3. Framework Agreement with all conditions set, with more suppliers. An Organ of State enters into a Framework Agreement with three or more suppliers for a period of up to three years. If the Organ of State does not get three or more tenders that meet the selection criteria, it may enter into a Framework Agreement with a smaller number of suitable suppliers, if allowed by law. In the case that the best supplier is unable to deliver, the contract will be concluded with the next best available supplier. Organs of State shall, within a reasonable period – for instance within seven days of the conclusion of the contract, send a decision to all suppliers in the Framework Agreement about the conclusion of call-off contracts.
4. Framework Agreement without all conditions set, with more suppliers. The Organ of State enters into a Framework Agreement with at least three suppliers for a period of up to three years.

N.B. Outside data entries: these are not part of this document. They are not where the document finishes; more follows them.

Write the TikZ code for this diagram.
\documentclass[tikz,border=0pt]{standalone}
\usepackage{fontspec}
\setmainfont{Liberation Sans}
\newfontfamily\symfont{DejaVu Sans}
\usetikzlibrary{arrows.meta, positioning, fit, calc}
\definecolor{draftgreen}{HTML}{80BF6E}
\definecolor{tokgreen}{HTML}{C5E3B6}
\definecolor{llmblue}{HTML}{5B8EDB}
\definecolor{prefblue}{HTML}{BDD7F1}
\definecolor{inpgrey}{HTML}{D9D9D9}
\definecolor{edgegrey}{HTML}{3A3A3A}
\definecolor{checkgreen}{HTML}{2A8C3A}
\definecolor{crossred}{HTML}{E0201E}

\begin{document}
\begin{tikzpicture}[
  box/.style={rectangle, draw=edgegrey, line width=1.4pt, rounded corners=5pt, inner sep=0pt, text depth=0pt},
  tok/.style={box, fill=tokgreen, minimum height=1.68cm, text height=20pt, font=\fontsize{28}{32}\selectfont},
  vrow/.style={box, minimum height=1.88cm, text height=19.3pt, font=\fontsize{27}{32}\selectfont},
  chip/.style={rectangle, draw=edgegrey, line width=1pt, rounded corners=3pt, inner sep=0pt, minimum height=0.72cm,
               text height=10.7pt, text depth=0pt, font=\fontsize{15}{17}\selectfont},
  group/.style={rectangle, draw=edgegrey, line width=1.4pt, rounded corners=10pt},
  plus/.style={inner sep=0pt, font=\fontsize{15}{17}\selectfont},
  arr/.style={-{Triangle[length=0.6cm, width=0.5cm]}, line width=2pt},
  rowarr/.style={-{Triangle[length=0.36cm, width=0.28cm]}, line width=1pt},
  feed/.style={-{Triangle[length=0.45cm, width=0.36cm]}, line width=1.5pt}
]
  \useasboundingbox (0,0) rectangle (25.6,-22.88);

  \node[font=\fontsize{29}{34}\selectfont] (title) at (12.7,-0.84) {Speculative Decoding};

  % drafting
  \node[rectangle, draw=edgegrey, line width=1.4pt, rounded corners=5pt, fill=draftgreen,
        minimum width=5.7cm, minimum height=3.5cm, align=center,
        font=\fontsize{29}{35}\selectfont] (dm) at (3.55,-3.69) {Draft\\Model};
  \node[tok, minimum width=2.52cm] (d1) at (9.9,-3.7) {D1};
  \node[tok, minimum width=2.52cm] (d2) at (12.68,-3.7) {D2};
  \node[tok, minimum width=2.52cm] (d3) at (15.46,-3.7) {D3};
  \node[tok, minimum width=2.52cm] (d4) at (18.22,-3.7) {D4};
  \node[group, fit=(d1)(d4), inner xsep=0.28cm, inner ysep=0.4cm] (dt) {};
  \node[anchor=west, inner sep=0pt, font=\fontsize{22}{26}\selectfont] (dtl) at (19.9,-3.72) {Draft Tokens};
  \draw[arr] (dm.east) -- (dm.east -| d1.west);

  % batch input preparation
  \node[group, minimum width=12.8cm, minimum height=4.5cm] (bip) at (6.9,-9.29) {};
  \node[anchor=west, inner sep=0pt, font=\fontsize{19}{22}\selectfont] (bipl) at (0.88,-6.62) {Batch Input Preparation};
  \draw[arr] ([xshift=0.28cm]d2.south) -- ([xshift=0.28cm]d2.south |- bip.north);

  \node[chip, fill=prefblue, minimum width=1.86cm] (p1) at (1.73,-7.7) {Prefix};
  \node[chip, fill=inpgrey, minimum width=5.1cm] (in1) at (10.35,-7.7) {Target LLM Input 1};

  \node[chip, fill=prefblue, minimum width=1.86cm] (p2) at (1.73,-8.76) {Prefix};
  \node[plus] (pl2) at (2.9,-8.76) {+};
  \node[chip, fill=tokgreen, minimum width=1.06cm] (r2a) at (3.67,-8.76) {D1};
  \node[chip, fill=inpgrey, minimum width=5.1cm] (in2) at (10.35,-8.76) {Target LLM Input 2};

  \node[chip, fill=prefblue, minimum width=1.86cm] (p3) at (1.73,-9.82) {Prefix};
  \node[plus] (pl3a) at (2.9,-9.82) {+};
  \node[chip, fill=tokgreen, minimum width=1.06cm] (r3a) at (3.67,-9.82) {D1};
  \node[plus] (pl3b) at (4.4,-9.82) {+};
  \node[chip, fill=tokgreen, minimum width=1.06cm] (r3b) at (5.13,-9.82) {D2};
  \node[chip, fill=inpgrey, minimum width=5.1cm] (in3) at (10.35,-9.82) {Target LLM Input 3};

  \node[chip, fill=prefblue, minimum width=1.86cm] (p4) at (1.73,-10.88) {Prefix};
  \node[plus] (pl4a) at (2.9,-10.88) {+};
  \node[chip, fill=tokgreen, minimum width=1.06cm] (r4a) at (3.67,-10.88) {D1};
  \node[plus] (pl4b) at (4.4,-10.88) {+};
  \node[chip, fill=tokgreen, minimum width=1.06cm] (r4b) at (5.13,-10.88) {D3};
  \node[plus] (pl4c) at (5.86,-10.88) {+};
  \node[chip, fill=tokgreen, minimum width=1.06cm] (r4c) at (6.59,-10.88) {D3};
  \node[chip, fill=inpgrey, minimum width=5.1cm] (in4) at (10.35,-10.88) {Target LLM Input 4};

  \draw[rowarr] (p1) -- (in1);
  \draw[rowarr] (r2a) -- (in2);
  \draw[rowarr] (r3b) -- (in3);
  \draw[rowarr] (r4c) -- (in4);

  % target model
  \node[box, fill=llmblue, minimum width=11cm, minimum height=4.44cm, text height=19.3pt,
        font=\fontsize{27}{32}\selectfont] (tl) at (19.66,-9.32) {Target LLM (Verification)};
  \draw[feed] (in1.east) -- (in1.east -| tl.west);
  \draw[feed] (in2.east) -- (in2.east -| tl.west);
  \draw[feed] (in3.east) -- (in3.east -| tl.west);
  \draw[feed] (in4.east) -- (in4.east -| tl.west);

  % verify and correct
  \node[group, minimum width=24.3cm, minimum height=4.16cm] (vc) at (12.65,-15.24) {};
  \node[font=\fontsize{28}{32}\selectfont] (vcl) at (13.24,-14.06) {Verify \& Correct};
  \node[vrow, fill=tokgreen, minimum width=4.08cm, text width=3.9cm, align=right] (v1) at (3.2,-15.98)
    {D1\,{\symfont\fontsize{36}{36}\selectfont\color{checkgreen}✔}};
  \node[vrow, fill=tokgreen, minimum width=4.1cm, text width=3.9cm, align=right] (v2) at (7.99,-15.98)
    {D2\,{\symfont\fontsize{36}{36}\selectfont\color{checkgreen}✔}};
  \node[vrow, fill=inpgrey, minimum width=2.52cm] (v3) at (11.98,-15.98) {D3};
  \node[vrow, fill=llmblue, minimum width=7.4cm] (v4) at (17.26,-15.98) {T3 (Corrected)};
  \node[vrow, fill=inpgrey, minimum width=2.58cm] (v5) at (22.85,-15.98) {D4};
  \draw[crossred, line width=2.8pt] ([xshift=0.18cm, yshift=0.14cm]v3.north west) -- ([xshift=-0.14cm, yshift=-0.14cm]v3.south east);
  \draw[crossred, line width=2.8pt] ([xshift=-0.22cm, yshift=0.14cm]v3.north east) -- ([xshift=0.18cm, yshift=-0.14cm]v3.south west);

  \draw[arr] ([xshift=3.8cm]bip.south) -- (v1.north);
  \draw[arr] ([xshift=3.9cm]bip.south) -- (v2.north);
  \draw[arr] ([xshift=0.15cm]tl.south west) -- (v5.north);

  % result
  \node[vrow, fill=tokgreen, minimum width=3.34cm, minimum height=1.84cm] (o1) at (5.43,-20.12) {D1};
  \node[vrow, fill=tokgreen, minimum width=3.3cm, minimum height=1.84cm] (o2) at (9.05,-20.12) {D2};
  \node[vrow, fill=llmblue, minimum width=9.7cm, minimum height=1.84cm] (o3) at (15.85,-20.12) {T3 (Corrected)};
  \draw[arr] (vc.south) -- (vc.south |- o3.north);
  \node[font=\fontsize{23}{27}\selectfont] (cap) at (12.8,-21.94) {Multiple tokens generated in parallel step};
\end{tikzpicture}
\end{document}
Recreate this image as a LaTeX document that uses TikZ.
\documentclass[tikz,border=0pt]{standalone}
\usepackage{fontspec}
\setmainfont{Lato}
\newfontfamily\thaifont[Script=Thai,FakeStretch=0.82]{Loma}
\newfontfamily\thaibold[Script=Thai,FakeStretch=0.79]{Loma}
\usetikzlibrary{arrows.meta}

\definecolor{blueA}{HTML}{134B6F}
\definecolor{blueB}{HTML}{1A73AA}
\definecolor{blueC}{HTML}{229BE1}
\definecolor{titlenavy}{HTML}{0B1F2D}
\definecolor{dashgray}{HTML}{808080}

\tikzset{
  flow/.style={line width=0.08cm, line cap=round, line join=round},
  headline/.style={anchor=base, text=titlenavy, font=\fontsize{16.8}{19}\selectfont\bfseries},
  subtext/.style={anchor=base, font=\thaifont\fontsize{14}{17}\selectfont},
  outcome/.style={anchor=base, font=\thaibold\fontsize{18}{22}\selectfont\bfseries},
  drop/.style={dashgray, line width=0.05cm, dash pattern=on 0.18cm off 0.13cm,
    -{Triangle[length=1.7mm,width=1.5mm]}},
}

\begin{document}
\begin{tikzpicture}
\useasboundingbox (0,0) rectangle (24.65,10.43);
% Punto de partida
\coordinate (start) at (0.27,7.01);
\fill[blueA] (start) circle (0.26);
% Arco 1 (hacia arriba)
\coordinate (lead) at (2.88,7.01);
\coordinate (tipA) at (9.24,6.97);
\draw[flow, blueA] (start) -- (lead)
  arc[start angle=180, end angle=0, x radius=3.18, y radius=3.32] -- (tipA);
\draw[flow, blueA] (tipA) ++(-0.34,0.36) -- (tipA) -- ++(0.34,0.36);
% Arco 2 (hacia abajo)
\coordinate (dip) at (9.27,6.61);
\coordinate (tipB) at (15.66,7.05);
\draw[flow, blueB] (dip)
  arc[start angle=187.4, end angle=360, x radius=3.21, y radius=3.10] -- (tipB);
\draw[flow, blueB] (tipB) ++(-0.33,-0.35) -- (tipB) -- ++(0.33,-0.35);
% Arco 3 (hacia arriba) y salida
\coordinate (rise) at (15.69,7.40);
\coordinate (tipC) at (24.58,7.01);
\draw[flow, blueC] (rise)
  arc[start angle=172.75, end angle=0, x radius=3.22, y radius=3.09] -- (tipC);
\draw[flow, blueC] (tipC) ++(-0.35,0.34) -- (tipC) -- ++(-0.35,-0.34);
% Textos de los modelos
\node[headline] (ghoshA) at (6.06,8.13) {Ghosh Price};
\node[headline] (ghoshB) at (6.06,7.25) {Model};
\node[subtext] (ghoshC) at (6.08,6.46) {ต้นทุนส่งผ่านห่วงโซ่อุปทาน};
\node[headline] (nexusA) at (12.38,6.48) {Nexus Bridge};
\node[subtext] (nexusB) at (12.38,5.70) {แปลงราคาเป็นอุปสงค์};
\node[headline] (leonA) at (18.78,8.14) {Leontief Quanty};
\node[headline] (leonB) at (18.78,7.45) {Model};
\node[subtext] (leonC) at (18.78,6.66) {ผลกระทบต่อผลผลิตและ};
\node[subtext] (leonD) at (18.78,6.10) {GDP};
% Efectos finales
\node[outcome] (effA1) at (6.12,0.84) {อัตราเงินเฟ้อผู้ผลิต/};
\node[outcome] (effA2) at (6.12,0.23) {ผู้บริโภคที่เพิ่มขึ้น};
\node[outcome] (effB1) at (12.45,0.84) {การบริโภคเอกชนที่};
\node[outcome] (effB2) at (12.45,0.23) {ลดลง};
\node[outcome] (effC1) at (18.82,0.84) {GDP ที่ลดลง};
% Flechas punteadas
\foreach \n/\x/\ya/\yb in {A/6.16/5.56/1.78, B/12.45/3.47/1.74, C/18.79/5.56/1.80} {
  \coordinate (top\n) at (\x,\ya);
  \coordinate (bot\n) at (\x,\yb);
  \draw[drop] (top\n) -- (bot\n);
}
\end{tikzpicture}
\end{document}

If there are not three or more tenders that meet the selection criteria, the Organ of State may enter into a Framework Agreement with a smaller number of suitable suppliers, if allowed by law. A written request may contain, besides the original terms, precisely defined conditions and other minor amendments to the terms of the Framework Agreement. After receiving the new offer, the Organ of State and supplier will enter into a contract. The essential terms of the Framework Agreement may not change in the written request stage.
5. Additional information on Framework Agreements could also be found on CIDB, the Organization for Economic Co-operation and Development and World Bank documents.